- “If draft 2.0 were to become the final version of NGSS, only states with exceptionally weak science standards of their own would likely benefit from replacing them with these “next generation” standards.” (p. 6)
- “There are only infrequent and vague references to important mathematics content, which weakens some of the science standards (particularly in the physical science standards in the upper grades)” (p. 3)
- NGSS is “an expansionist conception of appropriate pedagogy for K-12 science education” that suffers from “omission and overgeneralization of scientific content” (p. 11)
- “These standards are primarily a vision of altered pedagogy for K-12 science, secondarily about acquiring and understanding a reduced but ostensibly more sophisticated (deeper) sample of basic science content knowledge.” (p. 14)

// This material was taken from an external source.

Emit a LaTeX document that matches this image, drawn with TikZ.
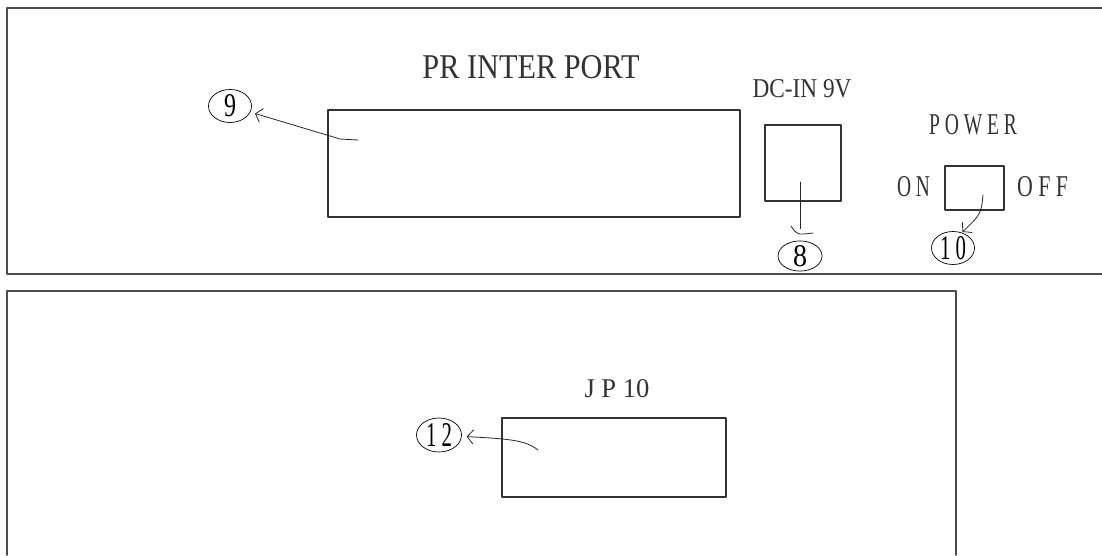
\documentclass[tikz,border=0pt]{standalone}
\usepackage{fontspec}
\usepackage{graphicx}
\newfontfamily\lblfont{Liberation Serif}
\usetikzlibrary{shapes.geometric,arrows.meta}
% text squeezed to the size it has in the drawing
\newcommand{\fit}[3]{\resizebox{#1}{#2}{\lblfont #3}}

\begin{document}
\begin{tikzpicture}[x=1pt,y=-1pt,line join=round,line cap=round,>={Straight Barb[length=6pt,width=14pt,line width=0.8pt,round]},
	frame/.style={line width=1.6pt,black!70},
	part/.style={draw,line width=1.1pt,black!80,inner sep=0pt},
	tag/.style={draw,ellipse,line width=0.7pt,inner sep=0pt},
	lead/.style={line width=0.8pt,black!85},
	txt/.style={inner sep=0pt,text=black!80}]
	\useasboundingbox (0,0) rectangle (1102,555);
	% panels
	\draw[frame] (1102,8) -- (7,8) -- (7,274) -- (1102,274);
	\draw[frame] (7,555) -- (7,291) -- (956,291) -- (956,555);
	% parts
	\node[part,minimum width=412pt,minimum height=107pt] (port) at (534,163.5) {};
	\node[part,minimum width=76pt,minimum height=76pt] (dc) at (803,163) {};
	\node[part,minimum width=59pt,minimum height=44pt] (sw) at (974.5,188) {};
	\node[part,minimum width=224pt,minimum height=79pt] (jp) at (614,457.5) {};
	% labels
	\node[txt] (tport) at (531,67) {\fit{217pt}{23pt}{PR INTER PORT}};
	\node[txt] (tdc) at (802,89) {\fit{99pt}{18pt}{DC-IN 9V}};
	\node[txt] (tpow) at (973,125) {\fit{88pt}{20pt}{P O W E R}};
	\node[txt] (ton) at (913.5,187) {\fit{33pt}{20pt}{O N}};
	\node[txt] (toff) at (1042.5,187) {\fit{51pt}{20pt}{O F F}};
	\node[txt] (tjp) at (617,389) {\fit{65pt}{18pt}{J P 10}};
	% numbered tags
	\node[tag,minimum width=43pt,minimum height=33pt] (n9) at (230,106) {\fit{12pt}{22pt}{9}};
	\node[tag,minimum width=44pt,minimum height=30pt] (n8) at (800,256) {\fit{14pt}{21pt}{8}};
	\node[tag,minimum width=43pt,minimum height=33pt] (n10) at (953,248) {\fit{26pt}{23pt}{1 0}};
	\node[tag,minimum width=45pt,minimum height=34pt] (n12) at (439,435) {\fit{26pt}{23pt}{1 2}};
	% leader lines
	\path (358,140) coordinate (a9)
	(800,182) coordinate (a8)
	(983,195) coordinate (a10)
	(538,450) coordinate (a12);
	\draw[lead,->,shorten >=5pt] (a9) -- (340,139) -- (n9);
	\draw[lead,shorten >=12pt] (a8) -- (n8.north);
	\draw[lead] (791,226) .. controls (797,235) .. (813,233);
	\draw[lead,->,shorten >=1pt] (a10) .. controls (981,214) .. (n10.60);
	\draw[lead,->,shorten >=5pt] (a12) .. controls (525,440) and (510,439) .. (n12);
\end{tikzpicture}
\end{document}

- “In general, there is nothing in this document that could furnish a basis for the design of a traditional high school physics course or chemistry course. Even for some kind of an introductory ninth-grade physical science course, the material is pretty thin.” (p. 16)
- “Concepts needed to support high school-level standards frequently avoid using appropriate vocabulary and/or lack sufficient background development in earlier grades. This weakens the high school program and results in students who are ill-prepared for university-level courses in physics, chemistry, and engineering.” (p. 18)
- Earth science content at the secondary level is “not supported by elementary background information. This is explicitly a failure of the standards themselves and not something that can readily be remedied in curriculum design.” (p. 27)
I share some of their concerns regarding the content and I think they’re right about the pedagogical aims of the standards as well, despite various statements from the NGSS folks to the contrary. It’s certainly unusual for a standards document to try to prescribe pedagogy, but is it a bad thing? The folks at Fordham clearly think so.